Rosie moved from Dublin to Berlin five years ago but, by last Christmas, her landlord’s ambitious renovation plans had transformed her apartment block into a squalid squat.
One by one her neighbours moved out, but Rosie – not her real name – and her partner stayed. Their fear of not finding a new flat in Berlin’s overheated rental market trumped their anxiety of facing a post-renovation rent increase. Soon they were living with dust everywhere, rubble and cement mixers in the hallway and an “awful smell”.
“Because we were the only tenants left, the builders were knocking out random walls and hitting through pipes willy-nilly,” says the 29-year-old from Churchtown.
During the cold war and two subsequent decades, Berlin was the city that market economics forgot – until the euro crisis struck. The residential housing market took off a decade ago, as anxious investors piled into Berlin, confident that property in the German capital was, literally and figuratively, as safe as houses.
Around the same time, tech companies took root in the capital and began attracting large numbers of young employees, reversing years of population decline. In just 10 years rents in some districts have risen by up to 146 per cent. Given this is a city with an 80 per cent tenancy rate, housing is now Berlin’s number one political question.
And on Sunday, that question will be on the ballot paper in Berlin. Alongside federal and state elections, a citizens’ action group has forced a referendum demanding the city government take over the holdings of corporate landlords with more than 3,000 housing units. About 240,000 apartments could be handed over to public housing authorities, campaigners say, to be administered “democratically, transparently and in the public interest”.
Controversial sale
The campaign is called Expropriate Deutsche Wohnen & Co, named after Deutsche Wohnen, a listed company that owns 111,000 housing units. In effect the campaign is an attempt to reverse a controversial decision by Berlin’s city-state government in 2004 to offload 65,000 public housing units to Deutsche Wohnen and other corporate investors for €405 million – or €6,164 per flat.
The city’s Social Democratic Party (SPD), in power then as now, says the 2004 sale was justified at the time given the city had 150,000 empty flats and a declining population.

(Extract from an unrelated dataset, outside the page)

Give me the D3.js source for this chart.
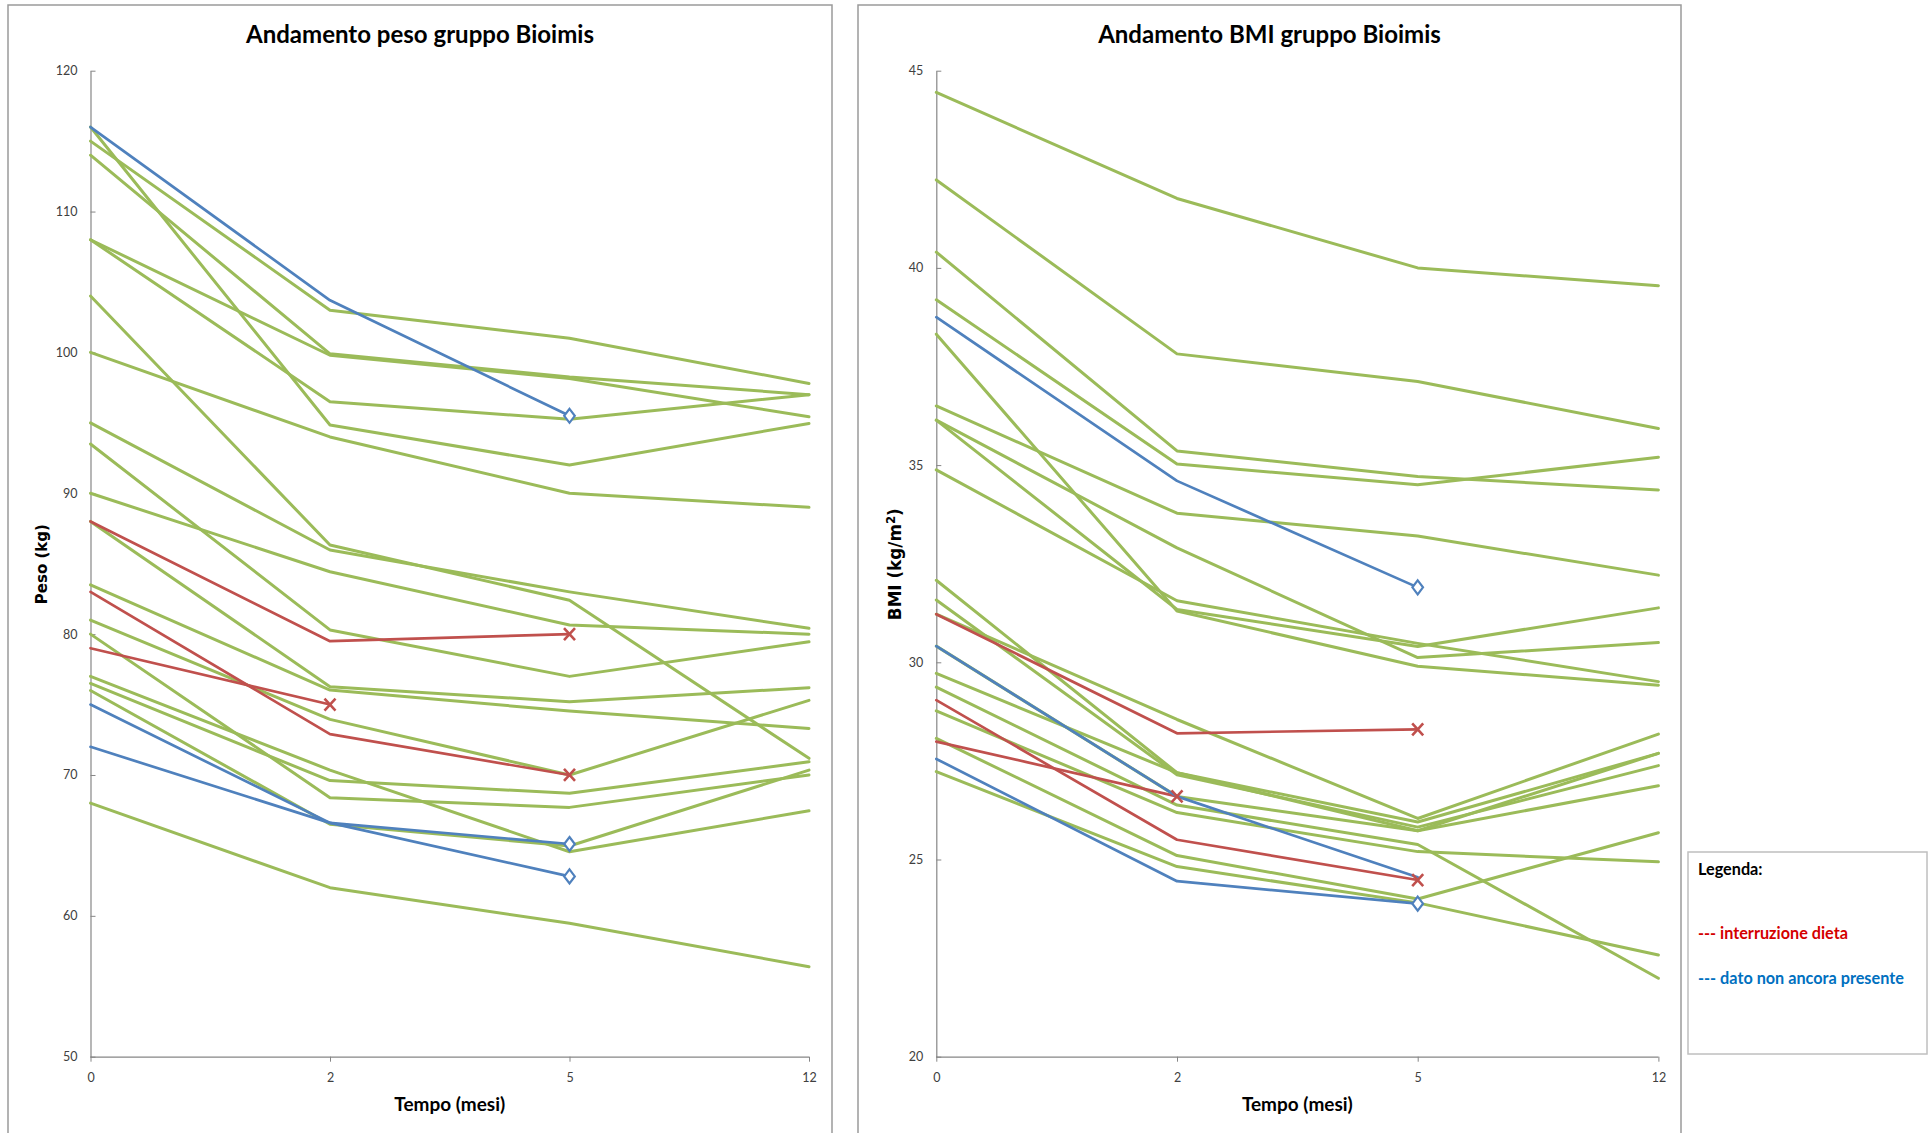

Today, Berlin’s outgoing governing mayor, Michael Müller, concedes the sale was a mistake but, given the city needs 20,000 new apartments annually, he says the city cannot afford to scare off potential property investors.
Unsurprisingly, Deutsche Wohnen agrees. The company in the campaigners’ crosshairs says the plan “won’t create a single square metre of additional living space”.
“We need more housing built to ease the market pressure, that is why we will be stepping up building in the coming years in Berlin,” said a spokesman.
Polls suggest a narrow majority of Berliners will back the campaign on Sunday, but it’s not at all clear what – if anything – will happen next.
The result is consultative rather than binding and, if successful, the current owners could demand market rates for the forced sale of their apartments – up to €39 billion. Beyond the question of cost, German legal experts cannot agree on whether the move is even constitutional.
Legal uncertainty
Expropriation campaigners point to article 15 of Germany’s postwar Basic Law, stipulating that “land, natural resources and means of production may ... be transferred to public ownership” in the public interest in return for compensation.
This constitutional clause has never been activated, say campaign opponents, unlike article 14’s robust property guarantees. It was drafted as a safeguard against widespread property seizures in the Nazi era, which are regularly cited by courts.
Regardless of the outcome, Berlin’s expropriation campaigners say they are determined to shift how city politicians view housing, from product back to public good. Even before Sunday’s vote, they see a shift in official thinking. Last week Berlin agreed to pay €2.46 billion to buy back 14,750 apartments from Deutsche Wohnen and Vonovia, the city’s two biggest landlords.
So is relief coming for Berlin’s beleaguered tenants? Five months after Germany’s constitutional court struck down the city’s rent cap, a political attempt to control spiralling housing costs, Rosie and her partner are not holding their breath.